Functional GPU Algorithm

来源：互联网发布：查看占用80端口的进程编辑：程序博客网时间：2024/05/18 16:35

1、压缩步骤：

（1）PREDICATE：对输入的每个元素运行一个判定；

（2）创建一个大小与输入一致的扫入数组，判定为真，在数组中则为1，否则为0；

（3）SCAN：对扫入数组进行不包含加和扫描，这个输出结果是压缩数组的分散地址；

（4）SCATTER：对于每个输入的元素，如果判定为真，那么把输入元素以扫出数组中的地址分散到输出数组。
2、分配空间策略：

分配最大空间给中间数组的缺点：浪费空间；需要扫描大量中间数组。
正确的做法：为输入元素申请一张分配请求的列表，然后取回一个位置来写入你的请求。

IN后面的1表示它想要写入一个输出到地址0，接着0表示不写入，1表示写入一个输出到地址1，2表示写入两个输出到地址2和3…….

·扫描是最快GPU排序的核心

3、分段扫描

有时候一个应用需要很多小的扫描，没有必要为每一个小扫描启动一次内核。这时把它们打包到一个大的数组中，然后分段扫描即可。

图中所示为分段不包含加和扫描。下面又分配了一个数组，1对应的为段首，0为非段首。

4、稀疏矩阵/密集向量乘法（sparse matrix/dense vector multiplication，SpMv）

想找到一个有效的方法，将稀疏矩阵中的0剔除（节省空间，减少计算），让剩余的元素与向量相乘。

压缩稀疏矩阵表示法：用3个向量一起表示稀疏矩阵

VALUE:记录所有非零元素

COLUMN：元素所在列

ROWPTR：元素个数不包含加和（也就是每行第一个元素所在的位置）

（1）取值向量和行指针向量->共同用来创建一个值向量的分段表示。

（2）用列索引取值->创建一个相应的列表（需要乘的向量的，如下图所示）

（3）讲列表与值向量的分段表示相乘

（4）分段不包含加和

5、排序

有效的并行算法的特点：让硬件保持忙碌；能够做有限分支；能够选择访问合并内存。

【奇偶分类（冒泡算法）】步骤：

（1）偶数用红色表示，奇数用黑色表示，两两配对；

（2）判断每对的顺序对否，不对则交换对内元素；

（3）重复(1)和(2)，直到整个顺序正确。

复杂度：STEP为O(n)（最复杂的情况下，一个元素要从最左端交换到最右端）；WORK为O(n²)（n步乘以STEP的复杂度n）

【合并排序】

可以并行实现许多小的任务，我们唯一要做的是将两个有序列表合成一个。

复杂度：STEP为O(logn)，WORK为O(nlogn)。

串行合并：对两个序列进行合并的时候，输入为两个序列，输出为一个序列。
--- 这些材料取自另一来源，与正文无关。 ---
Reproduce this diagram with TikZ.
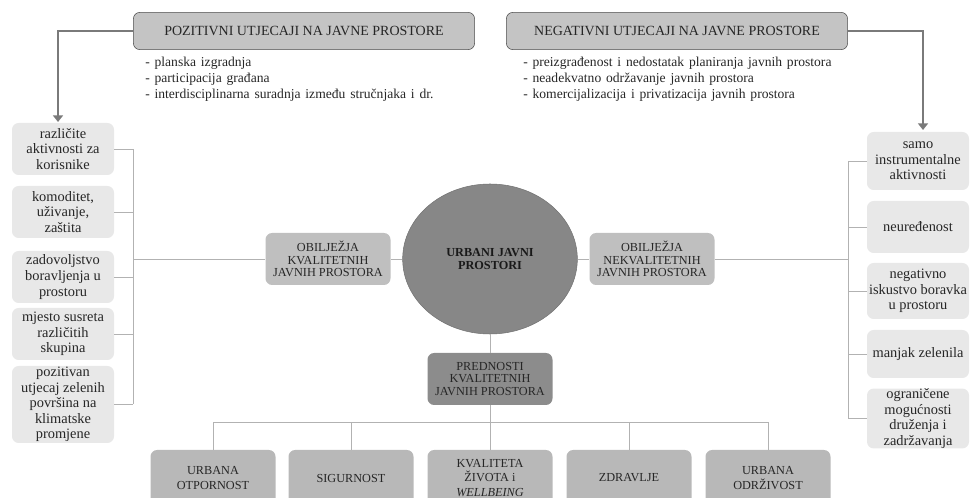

将两个序列的头进行比较，将小的那个元素输出，并将该序列向前挪一个元素。但是这样串行的合并方法不太有效。

并行合并：每个元素为一个线程，独立的找出自己在顺序表中应处的位置。所有的元素并行执行。每个元素花费logn步，且并行，那么STEP和WORK复杂度均为O(logn)。

归并排序最终剩下一条非常大的归并会带来SM的大量空闲。解决方法：尝试分解庞大的归并任务为小的，每一个都用不同的SM并行地单独处理。

如上图，归并排序分为3个阶段：第一个阶段用一个线程块，这里问题的数量远大于SM的数量；第二个阶段用一个线程块解决归并问题，这里的问题数与SM数相当；第三个阶段用所有线程块解决单个问题，把单个问题分解为多个问题，以使SM忙碌。

第三个阶段：取需要合并的列表中每第256（举例）个元素作为分解器，将两个列表的分解器排序之后得到分解器列表，将列表中每两个分解器之间的元素发送到同一SM合并。这样可以保证每个SM的任务不会太大。

【排序网】

无关算法：无论输入什么，总按相同步骤执行。适用于GPU。

排序网的双调排序如下图，对于一个随机序列：

（1）第一列的两个方框，分别把序列的前部和后部排序为两个有序序列；

（2）第二列的方框是将两个有序序列分别比较，分为一个较大的序列和一个较小的序列；

（3）第三列对这两个序列分别排序。

复杂度：STEP为O(logn)

【基数排序】

因为基数排序不是比较排序，且基于位数，所以十分适合结合GPU使用。

如下图所示，将数字用二进制表示，从最低位开始，将最低位为0的挪到前面（C语言代码(i&1)==0），为1的挪到后面；然后从右数第二位开始，进行同上述一样的操作，直到所有的位进行完，即可得到正确结果。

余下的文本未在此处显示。